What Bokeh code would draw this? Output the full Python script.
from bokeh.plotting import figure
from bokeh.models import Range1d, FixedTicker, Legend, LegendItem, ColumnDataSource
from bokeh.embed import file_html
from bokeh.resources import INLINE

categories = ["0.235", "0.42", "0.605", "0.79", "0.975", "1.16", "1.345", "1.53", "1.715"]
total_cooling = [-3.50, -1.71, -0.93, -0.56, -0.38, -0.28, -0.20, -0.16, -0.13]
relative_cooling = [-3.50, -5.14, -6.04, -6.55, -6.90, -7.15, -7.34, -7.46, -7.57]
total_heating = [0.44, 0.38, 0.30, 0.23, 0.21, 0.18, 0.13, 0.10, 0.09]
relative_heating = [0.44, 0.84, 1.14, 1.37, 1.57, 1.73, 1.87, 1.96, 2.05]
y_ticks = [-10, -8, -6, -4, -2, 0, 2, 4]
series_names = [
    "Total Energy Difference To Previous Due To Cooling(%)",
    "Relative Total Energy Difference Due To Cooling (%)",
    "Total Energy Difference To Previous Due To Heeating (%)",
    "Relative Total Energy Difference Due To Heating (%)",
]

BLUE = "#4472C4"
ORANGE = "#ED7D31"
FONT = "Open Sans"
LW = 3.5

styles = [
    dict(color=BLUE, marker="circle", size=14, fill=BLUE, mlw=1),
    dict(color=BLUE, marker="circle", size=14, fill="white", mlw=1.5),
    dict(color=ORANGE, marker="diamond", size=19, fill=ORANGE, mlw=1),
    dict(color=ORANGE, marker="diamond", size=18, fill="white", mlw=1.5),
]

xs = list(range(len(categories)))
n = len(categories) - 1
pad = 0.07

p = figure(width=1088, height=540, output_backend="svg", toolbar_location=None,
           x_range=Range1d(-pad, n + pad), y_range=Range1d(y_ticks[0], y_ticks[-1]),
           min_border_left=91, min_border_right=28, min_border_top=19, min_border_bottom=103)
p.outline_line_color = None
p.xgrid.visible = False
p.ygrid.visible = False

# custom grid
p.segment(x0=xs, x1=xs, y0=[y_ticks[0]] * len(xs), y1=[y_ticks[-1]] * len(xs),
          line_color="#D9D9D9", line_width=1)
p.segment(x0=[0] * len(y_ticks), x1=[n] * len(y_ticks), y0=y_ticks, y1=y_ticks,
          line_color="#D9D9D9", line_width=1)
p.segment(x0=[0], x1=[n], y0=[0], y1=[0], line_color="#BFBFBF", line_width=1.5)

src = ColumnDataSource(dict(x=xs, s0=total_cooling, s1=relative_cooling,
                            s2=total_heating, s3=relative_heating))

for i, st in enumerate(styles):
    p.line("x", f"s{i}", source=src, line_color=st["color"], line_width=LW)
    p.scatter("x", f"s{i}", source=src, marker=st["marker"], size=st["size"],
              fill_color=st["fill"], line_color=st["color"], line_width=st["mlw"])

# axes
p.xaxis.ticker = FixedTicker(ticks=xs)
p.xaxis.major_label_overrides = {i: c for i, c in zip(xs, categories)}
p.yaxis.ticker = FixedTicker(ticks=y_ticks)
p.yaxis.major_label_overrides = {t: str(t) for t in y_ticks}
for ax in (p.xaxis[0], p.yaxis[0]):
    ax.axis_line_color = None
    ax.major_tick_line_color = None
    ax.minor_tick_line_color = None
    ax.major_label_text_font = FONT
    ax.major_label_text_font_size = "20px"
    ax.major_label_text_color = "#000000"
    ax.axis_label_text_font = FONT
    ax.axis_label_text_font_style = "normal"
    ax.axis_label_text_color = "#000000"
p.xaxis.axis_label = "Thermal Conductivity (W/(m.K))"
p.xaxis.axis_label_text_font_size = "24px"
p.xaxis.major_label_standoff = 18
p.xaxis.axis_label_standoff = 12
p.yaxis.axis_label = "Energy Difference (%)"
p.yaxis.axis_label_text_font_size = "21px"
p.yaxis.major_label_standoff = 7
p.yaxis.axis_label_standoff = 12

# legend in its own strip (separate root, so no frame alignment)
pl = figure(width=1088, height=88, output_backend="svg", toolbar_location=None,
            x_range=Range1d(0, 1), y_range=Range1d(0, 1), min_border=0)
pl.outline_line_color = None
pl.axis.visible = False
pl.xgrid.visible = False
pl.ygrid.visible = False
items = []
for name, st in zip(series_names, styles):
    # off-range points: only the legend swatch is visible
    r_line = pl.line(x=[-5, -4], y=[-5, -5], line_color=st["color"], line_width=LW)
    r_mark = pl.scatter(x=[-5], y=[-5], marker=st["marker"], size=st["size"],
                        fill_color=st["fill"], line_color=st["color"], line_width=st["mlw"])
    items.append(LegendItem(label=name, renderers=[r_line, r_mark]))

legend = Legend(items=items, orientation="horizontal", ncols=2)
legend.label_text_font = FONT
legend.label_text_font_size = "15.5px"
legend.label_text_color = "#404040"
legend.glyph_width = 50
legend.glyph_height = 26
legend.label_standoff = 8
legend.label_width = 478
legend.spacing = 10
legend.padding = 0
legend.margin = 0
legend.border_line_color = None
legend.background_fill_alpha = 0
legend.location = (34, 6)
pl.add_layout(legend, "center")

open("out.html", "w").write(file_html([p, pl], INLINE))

----

WORK REQUIRED:
Quote the listing above from its first line to the line with "p.ygrid.visible = False", inclusive, and add nothing.

RESPONSE TO THE EXERCISE:
What Bokeh code would draw this? Output the full Python script.
from bokeh.plotting import figure
from bokeh.models import Range1d, FixedTicker, Legend, LegendItem, ColumnDataSource
from bokeh.embed import file_html
from bokeh.resources import INLINE

categories = ["0.235", "0.42", "0.605", "0.79", "0.975", "1.16", "1.345", "1.53", "1.715"]
total_cooling = [-3.50, -1.71, -0.93, -0.56, -0.38, -0.28, -0.20, -0.16, -0.13]
relative_cooling = [-3.50, -5.14, -6.04, -6.55, -6.90, -7.15, -7.34, -7.46, -7.57]
total_heating = [0.44, 0.38, 0.30, 0.23, 0.21, 0.18, 0.13, 0.10, 0.09]
relative_heating = [0.44, 0.84, 1.14, 1.37, 1.57, 1.73, 1.87, 1.96, 2.05]
y_ticks = [-10, -8, -6, -4, -2, 0, 2, 4]
series_names = [
    "Total Energy Difference To Previous Due To Cooling(%)",
    "Relative Total Energy Difference Due To Cooling (%)",
    "Total Energy Difference To Previous Due To Heeating (%)",
    "Relative Total Energy Difference Due To Heating (%)",
]

BLUE = "#4472C4"
ORANGE = "#ED7D31"
FONT = "Open Sans"
LW = 3.5

styles = [
    dict(color=BLUE, marker="circle", size=14, fill=BLUE, mlw=1),
    dict(color=BLUE, marker="circle", size=14, fill="white", mlw=1.5),
    dict(color=ORANGE, marker="diamond", size=19, fill=ORANGE, mlw=1),
    dict(color=ORANGE, marker="diamond", size=18, fill="white", mlw=1.5),
]

xs = list(range(len(categories)))
n = len(categories) - 1
pad = 0.07

p = figure(width=1088, height=540, output_backend="svg", toolbar_location=None,
           x_range=Range1d(-pad, n + pad), y_range=Range1d(y_ticks[0], y_ticks[-1]),
           min_border_left=91, min_border_right=28, min_border_top=19, min_border_bottom=103)
p.outline_line_color = None
p.xgrid.visible = False
p.ygrid.visible = False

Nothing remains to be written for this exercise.